Coarsening- and Creep Resistance of Precipitation-Strengthened Al-Mg-Zr Alloys Processed by Selective Laser Melting

Abstract The coarsening behavior of Al3Zr precipitates during aging was investigated for two Al-Mg-Zr alloys (Al-3.6Mg-1.2Zr and Al-2.9Mg-2.1Zr, wt.%) processed by selective laser melting (SLM). Scanning transmission electron microscopy (STEM) investigations of peak-aged (400˚C, 8 h) samples reveal both continuous (∼2 nm in diameter) and discontinuous (∼5 nm wide and hundreds of nanometers in length) coherent, secondary L12-Al3Zr precipitates. In-situ STEM experiments showed that aging at 400˚C results in the appearance and growth of both grain-boundary Al3Zr precipitates, and intragranular nanometer-sized spherical Al3Zr precipitates in Zr-rich dendritic arms. Heating to 500˚C resulted in the disappearance of most Al3Zr precipitates and oxide particles. This microstructural evolution sheds light on the evolution of the alloy strength at elevated temperature.

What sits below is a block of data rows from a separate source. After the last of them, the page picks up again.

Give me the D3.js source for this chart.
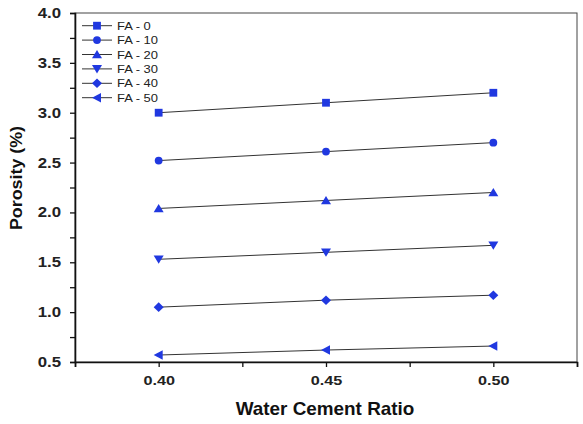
<!DOCTYPE html>
<html>
<head>
<meta charset="utf-8">
<script src="https://cdn.jsdelivr.net/npm/d3@7"></script>
<style>
  body { margin: 0; background: #fff; }
  svg { display: block; font-family: "Liberation Sans", Arial, sans-serif; }
</style>
</head>
<body>
<svg id="chart" width="583" height="424"></svg>
<script>
// data
const ratios = [0.40, 0.45, 0.50];
const seriesNames = ["FA - 0", "FA - 10", "FA - 20", "FA - 30", "FA - 40", "FA - 50"];
const fa0  = [3.00, 3.10, 3.20];
const fa10 = [2.52, 2.61, 2.70];
const fa20 = [2.04, 2.12, 2.20];
const fa30 = [1.53, 1.60, 1.67];
const fa40 = [1.05, 1.12, 1.17];
const fa50 = [0.57, 0.62, 0.66];
const yTicks = [0.5, 1.0, 1.5, 2.0, 2.5, 3.0, 3.5, 4.0];
const xTicks = [0.40, 0.45, 0.50];

const series = [fa0, fa10, fa20, fa30, fa40, fa50];
const shapes = ["square", "circle", "triUp", "triDown", "diamond", "triLeft"];

const margin = {top: 13, right: 6, bottom: 62, left: 75};
const width = 583, height = 424;
// the text in the original is a bit wide, stretch it horizontally
const stretch = 1.2;

const svg = d3.select("#chart");

const x = d3.scaleLinear().domain([0.375, 0.525]).range([margin.left, width - margin.right]);
const y = d3.scaleLinear().domain([0.5, 4.0]).range([height - margin.bottom, margin.top]);

const blue = "#2038e0";

function marker(g, shape, cx, cy) {
    let el;
    if (shape === "square") {
        el = g.append("rect").attr("x", cx - 3.9).attr("y", cy - 3.9).attr("width", 7.8).attr("height", 7.8);
    } else if (shape === "circle") {
        el = g.append("circle").attr("cx", cx).attr("cy", cy).attr("r", 3.9);
    } else {
        let pts;
        if (shape === "triUp") pts = [[0, -4.5], [5, 3.8], [-5, 3.8]];
        if (shape === "triDown") pts = [[0, 4.5], [5, -3.8], [-5, -3.8]];
        if (shape === "diamond") pts = [[0, -4.8], [5, 0], [0, 4.8], [-5, 0]];
        if (shape === "triLeft") pts = [[-5, 0], [4, -4.8], [4, 4.8]];
        el = g.append("polygon").attr("points", pts.map(p => [cx + p[0], cy + p[1]].join(",")).join(" "));
    }
    el.attr("fill", blue);
}

// frame (top and right)
svg.append("rect")
    .attr("x", margin.left).attr("y", margin.top)
    .attr("width", width - margin.right - margin.left)
    .attr("height", height - margin.bottom - margin.top)
    .attr("fill", "none").attr("stroke", "#444").attr("stroke-width", 1);

// x axis
const xAxis = d3.axisBottom(x)
    .tickValues(d3.range(0.375, 0.5251, 0.025))
    .tickSize(5)
    .tickFormat(d => xTicks.some(t => Math.abs(t - d) < 1e-6) ? d3.format(".2f")(d) : "");
const gx = svg.append("g")
    .attr("transform", `translate(0,${height - margin.bottom})`)
    .call(xAxis);
gx.select(".domain").attr("stroke", "#111").attr("stroke-width", 1.6);
gx.selectAll(".tick line").attr("stroke", "#111").attr("stroke-width", 1.3);
gx.selectAll(".tick text")
    .attr("dy", 0).attr("y", 23)
    .attr("transform", `scale(${stretch},1)`)
    .style("font-size", "13.5px").style("font-weight", "bold").attr("fill", "#222");

// y axis
const yAxis = d3.axisLeft(y)
    .tickValues(d3.range(0.5, 4.001, 0.25))
    .tickSize(5)
    .tickFormat(d => yTicks.some(t => Math.abs(t - d) < 1e-6) ? d3.format(".1f")(d) : "");
const gy = svg.append("g")
    .attr("transform", `translate(${margin.left},0)`)
    .call(yAxis);
gy.select(".domain").attr("stroke", "#111").attr("stroke-width", 1.6);
gy.selectAll(".tick line").attr("stroke", "#111").attr("stroke-width", 1.3);
gy.selectAll(".tick text")
    .attr("x", -14 / stretch)
    .attr("transform", `scale(${stretch},1)`)
    .style("font-size", "14px").style("font-weight", "bold").attr("fill", "#222");

// axis titles
svg.append("text")
    .attr("transform", "translate(325,415) scale(1.05,1)")
    .attr("text-anchor", "middle")
    .style("font-size", "18px").style("font-weight", "bold").attr("fill", "#111")
    .text("Water Cement Ratio");

svg.append("text")
    .attr("transform", "translate(21.5,178) rotate(-90) scale(1.05,1)")
    .attr("text-anchor", "middle")
    .style("font-size", "17px").style("font-weight", "bold").attr("fill", "#111")
    .text("Porosity (%)");

// lines and markers
const line = d3.line().x((d, i) => x(ratios[i])).y(d => y(d));
series.forEach((vals, k) => {
    svg.append("path")
        .datum(vals)
        .attr("d", line)
        .attr("fill", "none")
        .attr("stroke", "#333")
        .attr("stroke-width", 1);
    const g = svg.append("g");
    vals.forEach((v, i) => marker(g, shapes[k], x(ratios[i]), y(v)));
});

// legend
const legend = svg.append("g");
seriesNames.forEach((name, k) => {
    const ly = 25.7 + k * 14.4;
    legend.append("line")
        .attr("x1", 82).attr("x2", 112).attr("y1", ly).attr("y2", ly)
        .attr("stroke", "#333").attr("stroke-width", 1);
    marker(legend, shapes[k], 97, ly);
    legend.append("text")
        .attr("transform", `translate(117,${ly + 4}) scale(${stretch},1)`)
        .style("font-size", "10.8px").attr("fill", "#222")
        .text(name);
});
</script>
</body>
</html>
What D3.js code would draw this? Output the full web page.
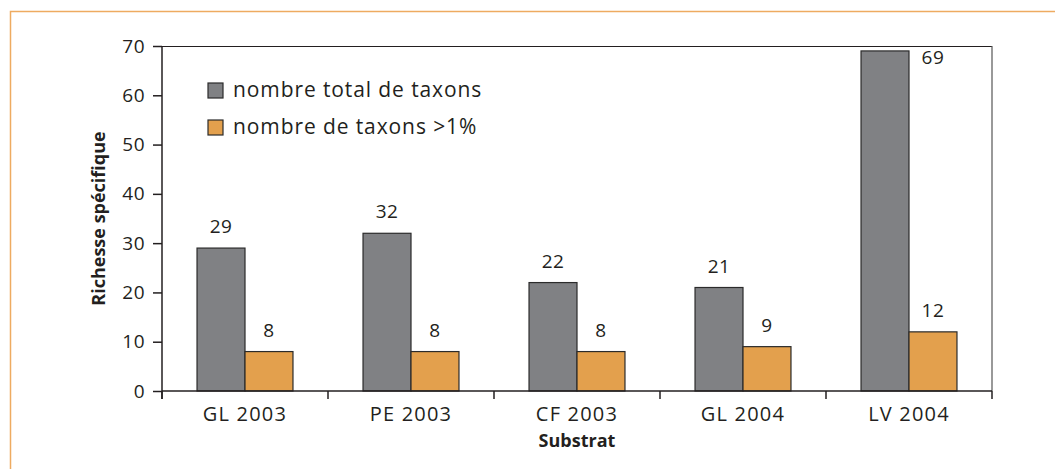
<!DOCTYPE html>
<meta charset="utf-8">
<html>
<head>
<script src="https://d3js.org/d3.v7.min.js"></script>
<style>
    body { margin: 0; background: #fff; }
    svg text { font-family: "Open Sans", sans-serif; fill: #231f20; }
</style>
</head>
<body>
<svg id="chart"></svg>
<script>

var categories = ["GL 2003", "PE 2003", "CF 2003", "GL 2004", "LV 2004"]
var totalTaxons = [29, 32, 22, 21, 69]
var taxonsOver1 = [8, 8, 8, 9, 12]
var seriesNames = ["nombre total de taxons", "nombre de taxons >1%"]
var seriesColors = ["#808184", "#e3a04d"]
var yTicks = [0, 10, 20, 30, 40, 50, 60, 70]

var width = 1055, height = 469
var margin = {left: 162, right: 63, top: 46, bottom: 78}

var svg = d3.select("#chart").attr("width", width).attr("height", height)

// orange frame (top and left)
svg.append("path")
    .attr("d", "M10.5,469 V11.5 H1055")
    .attr("fill", "none")
    .attr("stroke", "#eeab61")
    .attr("stroke-width", 1.5)

var x = d3.scaleBand()
    .domain(categories)
    .range([margin.left, width - margin.right])

var sub = d3.scaleBand()
    .domain([0, 1])
    .range([0, x.bandwidth()])
    .paddingOuter(0.73)

var y = d3.scaleLinear()
    .domain([0, 70])
    .range([height - margin.bottom, margin.top])

// plot frame
svg.append("line")
    .attr("x1", margin.left).attr("x2", width - margin.right)
    .attr("y1", margin.top + 0.5).attr("y2", margin.top + 0.5)
    .attr("stroke", "#231f20").attr("stroke-width", 1.2)
svg.append("line")
    .attr("x1", width - margin.right).attr("x2", width - margin.right)
    .attr("y1", margin.top).attr("y2", y(0))
    .attr("stroke", "#555").attr("stroke-width", 1.2)

var rows = categories.map((c, i) => ({cat: c, vals: [totalTaxons[i], taxonsOver1[i]]}))

var groups = svg.selectAll(".grp")
    .data(rows)
    .enter()
    .append("g")
    .attr("transform", d => "translate(" + x(d.cat) + ",0)")

groups.selectAll("rect")
    .data(d => d.vals.map((v, k) => ({k: k, v: v})))
    .enter()
    .append("rect")
    .attr("x", d => sub(d.k))
    .attr("width", sub.bandwidth())
    .attr("y", d => y(d.v))
    .attr("height", d => y(0) - y(d.v))
    .attr("fill", d => seriesColors[d.k])
    .attr("stroke", "#2b2b2b")
    .attr("stroke-width", 1.2)

// value labels; when there is no room above a bar, put it beside at the top
groups.selectAll(".val")
    .data(d => d.vals.map((v, k) => ({k: k, v: v})))
    .enter()
    .append("text")
    .attr("text-anchor", "middle")
    .attr("font-size", 19)
    .attr("letter-spacing", 0.5)
    .attr("x", d => y(d.v) - 30 < margin.top ? sub(d.k + 1) + sub.bandwidth() / 2 : sub(d.k) + sub.bandwidth() / 2)
    .attr("y", d => y(d.v) - 30 < margin.top ? margin.top + 18 : y(d.v) - 15)
    .text(d => d.v)

// y axis
var yAxis = svg.append("g")
    .attr("transform", "translate(" + margin.left + ",0)")
    .call(d3.axisLeft(y).tickValues(yTicks).tickSize(9).tickPadding(8))
yAxis.select(".domain").attr("d", "M0," + margin.top + "V" + (y(0) + 8))
yAxis.selectAll("line, .domain").attr("stroke", "#231f20").attr("stroke-width", 1.5)
yAxis.selectAll("text").attr("font-size", 19).attr("letter-spacing", 0.5)
    .attr("font-family", "Open Sans, sans-serif").attr("fill", "#231f20")

// x axis with ticks at band edges
var xAxis = svg.append("g")
    .attr("transform", "translate(0," + y(0) + ")")
xAxis.append("line")
    .attr("x1", margin.left).attr("x2", width - margin.right)
    .attr("stroke", "#231f20").attr("stroke-width", 1.5)
xAxis.selectAll(".tk")
    .data(categories.concat(["end"]))
    .enter()
    .append("line")
    .attr("x1", (d, i) => i < categories.length ? x(d) : x(categories[i - 1]) + x.bandwidth())
    .attr("x2", (d, i) => i < categories.length ? x(d) : x(categories[i - 1]) + x.bandwidth())
    .attr("y1", 0).attr("y2", 8)
    .attr("stroke", "#231f20").attr("stroke-width", 1.5)
xAxis.selectAll(".lbl")
    .data(categories)
    .enter()
    .append("text")
    .attr("x", d => x(d) + x.bandwidth() / 2)
    .attr("y", 30)
    .attr("text-anchor", "middle")
    .attr("font-size", 20)
    .attr("letter-spacing", 1.2)
    .text(d => d)

// axis titles
svg.append("text")
    .attr("transform", "translate(105," + ((margin.top + y(0)) / 2) + ") rotate(-90)")
    .attr("text-anchor", "middle")
    .attr("font-size", 18)
    .attr("font-weight", "bold")
    .text("Richesse spécifique")
svg.append("text")
    .attr("x", (margin.left + width - margin.right) / 2)
    .attr("y", 447)
    .attr("text-anchor", "middle")
    .attr("font-size", 18)
    .attr("font-weight", "bold")
    .text("Substrat")

// legend
var legend = svg.append("g")
    .selectAll("g")
    .data(seriesNames)
    .enter()
    .append("g")
    .attr("transform", (d, i) => "translate(208," + (83 + i * 37) + ")")
legend.append("rect")
    .attr("width", 15).attr("height", 15)
    .attr("fill", (d, i) => seriesColors[i])
    .attr("stroke", "#2b2b2b").attr("stroke-width", 1.2)
legend.append("text")
    .attr("x", 25).attr("y", 14)
    .attr("font-size", 21)
    .attr("letter-spacing", 0.9)
    .text(d => d)

</script>
</body>
</html>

For short-term yield tests, as-fabricated samples displayed higher yield strengths than peak-aged samples at temperatures above 150˚C (e.g., 87 vs 24 MPa at 260˚C). This is attributed to coarsening of grain-boundary precipitates during aging, decreasing their ability to inhibit grain-boundary sliding (GBS) of the fine equiaxed grains (∼1 µm). For longer term creep tests at 260 ˚C, both as-fabricated and peak-aged samples displayed near-identical creep behavior during a long-duration (168 h) creep test; by contrast, during a shorter duration creep test (8 h), as-fabricated samples are more creep-resistant than samples previously aged at 260 ˚C (threshold stresses of ∼40 vs. ∼14 MPa, respectively). Again, the creep behavior is consistent with coarsening of grain-boundary precipitates, occurring now during long-duration creep tests at 260 ˚C. An exact creep mechanism could not be isolated due to microstructural changes during testing but is believed to be a combination of GBS and dislocation motion.